We note that the doppler $\it b$ values derived from the high resolution observations of both Na I and Ca II for the two resolved HV components are <2.1 kms^-1, indicating a gas temperature <8000 K. Although we have derived $\it b$ values in fitting the UV line data, their usefulness in determining reliable gas temperatures is limited due to the dominant contribution of the instrumental resolution of both $\it IUE$ and $\it FUSE$ spectrographs in fitting the blended components in these spectral lines. Hence, for the HV component observed with $\it FUSE$, the average $\it b$ value is found to be $\sim$10 kms^-1, implying a typical gas temperature of <90000 K.

4.2 O VI line

In contrast to the low ionization interstellar lines, the high ionization absorption line profile of O VI shown in Fig. 7 is quite different in appearance.

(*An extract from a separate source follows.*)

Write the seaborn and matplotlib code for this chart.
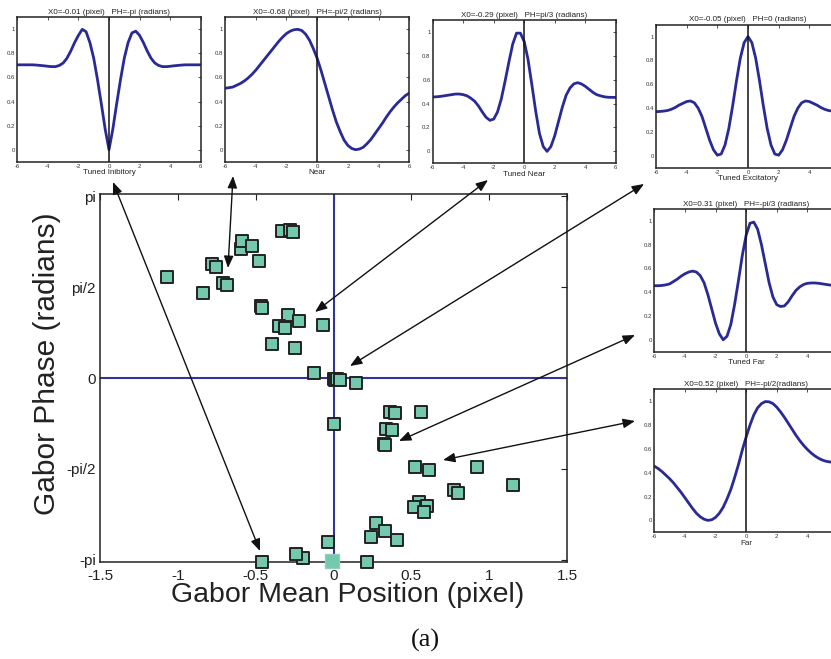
import numpy as np
import pandas as pd
import matplotlib
matplotlib.use("Agg")
import matplotlib.pyplot as plt
import seaborn as sns
from matplotlib.patches import FancyArrowPatch

# ---------------- data ----------------
# scatter: Gabor mean position (pixel) vs Gabor phase (radians)
pos_x = [-1.07, -0.84, -0.78, -0.755, -0.71, -0.686, -0.596, -0.588, -0.523, -0.478,
         -0.468, -0.462, -0.329, -0.279, -0.258, -0.292, -0.348, -0.31, -0.22, -0.07,
         -0.397, -0.247, -0.125,
         0.0, 0.01, 0.02, 0.04, 0.143,
         0.363, 0.395, 0.562, 0.0, 0.335, 0.374, 0.322, 0.33,
         0.523, 0.613, 0.92, 1.155, 0.774, 0.80,
         0.549, 0.515, 0.60, 0.583, 0.271, 0.331, 0.241, 0.41,
         -0.035, 0.215, -0.198, -0.241, -0.459]
phase_y = [1.75, 1.46, 1.96, 1.91, 1.64, 1.61, 2.23, 2.37, 2.28, 2.02,
           1.24, 1.21, 2.54, 2.55, 2.52, 1.09, 0.89, 0.86, 0.98, 0.91,
           0.59, 0.51, 0.09,
           -0.01, -0.03, -0.01, -0.03, -0.09,
           -0.59, -0.60, -0.59, -0.79, -0.88, -0.90, -1.14, -1.16,
           -1.53, -1.58, -1.54, -1.85, -1.94, -1.98,
           -2.14, -2.23, -2.21, -2.31, -2.50, -2.64, -2.74, -2.80,
           -2.83, -3.18, -3.10, -3.04, -3.18]
faint_x = [-0.01]
faint_y = [-3.16]

xtick_vals = [-1.5, -1.0, -0.5, 0.0, 0.5, 1.0, 1.5]
xtick_labels = ["-1.5", "-1", "-0.5", "0", "0.5", "1", "1.5"]
ytick_vals = [-np.pi, -np.pi / 2, 0.0, np.pi / 2, np.pi]
ytick_labels = ["-pi", "-pi/2", "0", "pi/2", "pi"]

# inset tuning curves (at 0.25 px steps)
disparity = [-6.0, -5.75, -5.5, -5.25, -5.0, -4.75, -4.5, -4.25, -4.0, -3.75, -3.5, -3.25,
             -3.0, -2.75, -2.5, -2.25, -2.0, -1.75, -1.5, -1.25, -1.0, -0.75, -0.5, -0.25,
             0.0, 0.25, 0.5, 0.75, 1.0, 1.25, 1.5, 1.75, 2.0, 2.25, 2.5, 2.75,
             3.0, 3.25, 3.5, 3.75, 4.0, 4.25, 4.5, 4.75, 5.0, 5.25, 5.5, 5.75, 6.0]
tuned_inhibitory = [0.705, 0.705, 0.705, 0.705, 0.705, 0.703, 0.70, 0.697, 0.693, 0.69, 0.69, 0.70,
                    0.72, 0.76, 0.82, 0.89, 0.95, 1.0, 0.98, 0.89, 0.76, 0.58, 0.38, 0.17,
                    0.0, 0.17, 0.38, 0.58, 0.76, 0.89, 0.97, 0.985, 0.95, 0.89, 0.82, 0.76,
                    0.72, 0.70, 0.69, 0.69, 0.693, 0.697, 0.70, 0.703, 0.705, 0.705, 0.705, 0.705, 0.705]
near = [0.51, 0.515, 0.52, 0.535, 0.55, 0.57, 0.595, 0.625, 0.66, 0.70, 0.74, 0.78,
        0.82, 0.86, 0.90, 0.935, 0.965, 0.985, 0.997, 1.0, 0.99, 0.96, 0.91, 0.84,
        0.76, 0.66, 0.55, 0.44, 0.33, 0.23, 0.15, 0.08, 0.035, 0.01, 0.0, 0.005,
        0.02, 0.05, 0.085, 0.13, 0.175, 0.22, 0.27, 0.315, 0.355, 0.39, 0.42, 0.45, 0.47]
tuned_near = [0.455, 0.457, 0.46, 0.465, 0.47, 0.475, 0.48, 0.48, 0.475, 0.465, 0.445, 0.42,
              0.38, 0.33, 0.285, 0.26, 0.27, 0.33, 0.44, 0.59, 0.75, 0.90, 0.99, 0.99,
              0.92, 0.77, 0.56, 0.34, 0.15, 0.04, 0.0, 0.04, 0.13, 0.25, 0.37, 0.47,
              0.53, 0.565, 0.575, 0.565, 0.545, 0.52, 0.495, 0.475, 0.465, 0.457, 0.453, 0.452, 0.452]
tuned_excitatory = [0.37, 0.372, 0.375, 0.38, 0.39, 0.405, 0.425, 0.44, 0.455, 0.46, 0.445, 0.40,
                    0.33, 0.23, 0.13, 0.05, 0.005, 0.015, 0.09, 0.23, 0.42, 0.63, 0.82, 0.95,
                    1.0, 0.95, 0.82, 0.63, 0.42, 0.23, 0.09, 0.015, 0.005, 0.05, 0.13, 0.23,
                    0.33, 0.40, 0.445, 0.46, 0.455, 0.44, 0.425, 0.405, 0.39, 0.38, 0.375, 0.372, 0.37]
tuned_far = [0.455, 0.455, 0.457, 0.462, 0.47, 0.49, 0.51, 0.535, 0.555, 0.57, 0.578, 0.57,
             0.54, 0.48, 0.38, 0.26, 0.14, 0.05, 0.0, 0.03, 0.13, 0.30, 0.50, 0.71,
             0.88, 0.98, 0.99, 0.93, 0.80, 0.64, 0.48, 0.36, 0.295, 0.28, 0.285, 0.32,
             0.37, 0.415, 0.445, 0.465, 0.475, 0.478, 0.478, 0.475, 0.47, 0.465, 0.46, 0.457, 0.455]
far = [0.455, 0.435, 0.41, 0.38, 0.35, 0.315, 0.275, 0.235, 0.19, 0.145, 0.10, 0.06,
       0.03, 0.01, 0.0, 0.005, 0.025, 0.06, 0.11, 0.18, 0.26, 0.36, 0.47, 0.59,
       0.70, 0.80, 0.885, 0.945, 0.98, 0.997, 0.995, 0.98, 0.95, 0.91, 0.865, 0.815,
       0.765, 0.715, 0.67, 0.63, 0.595, 0.565, 0.54, 0.52, 0.505, 0.495, 0.49, 0.485, 0.48]

inset_titles = ["X0=-0.01 (pixel)   PH=-pi (radians)",
                "X0=-0.68 (pixel)   PH=-pi/2 (radians)",
                "X0=-0.29 (pixel)   PH=pi/3 (radians)",
                "X0=-0.05 (pixel)   PH=0 (radians)",
                "X0=0.31 (pixel)   PH=-pi/3 (radians)",
                "X0=0.52 (pixel)   PH=-pi/2(radians)"]
inset_xlabels = ["Tuned Inibitory", "Near", "Tuned Near", "Tuned Excitatory", "Tuned Far", "Far"]
inset_curves = [tuned_inhibitory, near, tuned_near, tuned_excitatory, tuned_far, far]
inset_xticks = [-6, -4, -2, 0, 2, 4, 6]
inset_yticks = [0, 0.2, 0.4, 0.6, 0.8, 1.0]
inset_yticklabels = ["0", "0.2", "0.4", "0.6", "0.8", "1"]

# ---------------- style / layout ----------------
sns.set_theme(style="white")
plt.rcParams["font.family"] = ["Liberation Sans", "DejaVu Sans"]

W, H = 831, 659
fig = plt.figure(figsize=(W / 100, H / 100), dpi=100)
fig.patch.set_facecolor("white")


def px_rect(l, t, r, b):
    return [l / W, 1 - b / H, (r - l) / W, (b - t) / H]


line_blue = "#33339c"
curve_blue = "#2a2a96"
face = "#74c8ae"

ax = fig.add_axes(px_rect(100, 194, 567, 562))
ax.axvline(0, color=line_blue, lw=1.5, zorder=1)
ax.axhline(0, color=line_blue, lw=1.5, zorder=1)
df = pd.DataFrame({"pos": pos_x, "phase": phase_y})
sns.scatterplot(data=df, x="pos", y="phase", marker="s", s=85, color=face,
                edgecolor="#222222", linewidth=1.4, ax=ax, zorder=3, clip_on=False)
sns.scatterplot(x=faint_x, y=faint_y, marker="s", s=115, color=face,
                edgecolor="#8fcfbf", linewidth=1.0, ax=ax, zorder=3, clip_on=False)
ax.set_xlim(-1.5, 1.5)
ax.set_ylim(-np.pi - 0.035, np.pi + 0.035)
ax.set_xticks(xtick_vals)
ax.set_xticklabels(xtick_labels)
ax.set_yticks(ytick_vals)
ax.set_yticklabels(ytick_labels)
ax.tick_params(direction="in", top=True, right=True, length=4, width=0.8,
               labelsize=11, colors="#222222")
ax.tick_params(axis="x", pad=5)
ax.tick_params(axis="y", pad=3)
ax.set_xlabel("")
ax.set_ylabel("")
for s in ax.spines.values():
    s.set_color("#222222")
    s.set_linewidth(1.1)

fig.text(348 / W, 1 - 595 / H, "Gabor Mean Position (pixel)", fontsize=20.5,
         ha="center", va="center", color="#222222")
fig.text(47.5 / W, 1 - 364 / H, "Gabor Phase (radians)", fontsize=21.5, rotation=90,
         ha="center", va="center", color="#222222")
fig.text(425 / W, 1 - 640 / H, "(a)", fontsize=19, ha="center", va="center",
         family=["Liberation Serif", "DejaVu Serif"], color="#111111")

inset_rects = [(17.3, 17.3, 200.7, 161.7),
               (225, 17.3, 409.3, 161.7),
               (432.7, 20, 615.7, 163.3),
               (656, 24.7, 840, 167.7),
               (654.3, 209, 838, 351.7),
               (654.3, 389.3, 838, 532.3)]

for rect, curve, title, xl in zip(inset_rects, inset_curves, inset_titles, inset_xlabels):
    iax = fig.add_axes(px_rect(*rect))
    sns.lineplot(x=disparity, y=curve, ax=iax, color=curve_blue, lw=2.0, sort=False,
                 solid_joinstyle="round", solid_capstyle="round")
    iax.axvline(0, color="#111111", lw=1.1)
    iax.set_xlim(-6, 6)
    iax.set_ylim(-0.1, 1.1)
    iax.set_xticks(inset_xticks)
    iax.set_xticklabels([str(t) for t in inset_xticks])
    iax.set_yticks(inset_yticks)
    iax.set_yticklabels(inset_yticklabels)
    iax.tick_params(direction="in", top=True, right=True, length=2.5, width=0.6,
                    labelsize=4.3, pad=1.5, colors="#333333")
    iax.set_title(title, fontsize=5.8, pad=2.5, color="#222222")
    iax.set_xlabel(xl, fontsize=5.8, labelpad=0.5, color="#222222")
    iax.set_ylabel("")
    for s in iax.spines.values():
        s.set_color("#222222")
        s.set_linewidth(1.1)

arrows_px = [((113, 182), (260, 551)),
             ((233, 176), (228, 268)),
             ((488, 180), (315, 312)),
             ((644, 184), (350, 366)),
             ((635, 335), (399, 441)),
             ((635, 421), (443, 460))]
for (x1, y1), (x2, y2) in arrows_px:
    arr = FancyArrowPatch((x1 / W, 1 - y1 / H), (x2 / W, 1 - y2 / H),
                          transform=fig.transFigure,
                          arrowstyle="<|-|>,head_length=0.55,head_width=0.22",
                          mutation_scale=13, lw=1.0, color="#111111",
                          shrinkA=0, shrinkB=0)
    fig.add_artist(arr)

fig.savefig("out.png", dpi=100)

Figure 7: FUSE spectra O VI absorption profile fitting for HD 47240; results are given in residual intensity. Solid bars on the continuum level indicate typical error size to the continuum level fit. The absorption line at $\sim$150 kms-1 is H2 1032.356 Å./TD>

It consists of a single main absorption component centered at $V_{\rm LSR} = +2.7$ kms^-1 and (given the present signal-to-noise of the $\it FUSE$ spectrum) is not accompanied by a high positive velocity component to a limit of N(O VI) $<7\times10^{12}$ cm^-2. We recall also that no HV components were detected for the high ionization lines of Si IV, C IV and Al III in our extracted $\it IUE$ spectra. Thus, it would appear that since the O VI absorption is formed over a restricted velocity range (-30 to +30 kms^-1), it is most likely that it can be associated with the high ionization gas found in the intervening 1400 pc of the general interstellar medium towards the Monoceros Loop and is not associated with the SNR itself. This lack of detectable high-ionization (high-temperature) HV absorbing SNR gas is somewhat surprising since SNR shock waves strongly affect the density and temperature structure of the ambient interstellar medium. Additionally, high-velocity features have been detected in high-ionization UV absorption lines towards other remnants such as the Vela SNR (Jenkins et al. 1976, 1984) and the Loops I and IV SNRs (Sembach $\&$ Savage 1997), and also high-velocity O VI, C IV and Si IV features are all routinely observed in $\it emission$ towards (bright filament) SNRs such as the Cygnus Loop (Long et al. 1992), the Vela SNR (Raymond et al. 1997) and Puppis A (Blair et al. 1995). However we note the absence of detections of such high-ionization features in the UV absorption spectra recorded towards the Shajn 147 SNR (Phillips & Godhalekar 1983). This SNR has a (Sedov) age of $\sim$ $9\times10^{4}$ years which is similar to that of the Monoceros Loop SNR (Graham 1982), but is far older than both the Vela and Cygnus Loop SNRs. Similarly both Shajn 147 and the Monoceros Loop have HV components with velocities <80 kms^-1, such that this magnitude of shock velocity may be insufficient to produce detectable O VI. This is supported by the the calculations of Shelton (1998) which show that after $\sim$ $2.5\times10^{5}$ years a typical SNR shock is too weak to heat the interstellar gas to more than 10⁵ K and the high-stage ions are no longer found near the shock front. Instead, they lie at the edge of the hot SNR bubble and such gas is rapidly cooling and recombining through the O VI, N V and C IV ions.

Clearly, as more $\it FUSE$ spectra of stars in the Monoceros Loop region become available to us, the spatial extent and range of ionization of the various absorbing components present throughout this evolved remnant will become clearer. For example, if the HV feature detected towards HD 47240 is ubiquitously detected in the FUSE absorption spectra of the other three target stars towards the Monoceros Loop, then this would argue strongly in favor of it being associated with a dense SNR shell arising from radiative cooling during the Sedov-Taylor phase. Such observations will be of particular importance in answering the outstanding question as to why there is (low-level) soft X-ray emission from the Monoceros Loop SNR but (as yet) no detectable O VI absorption/emission.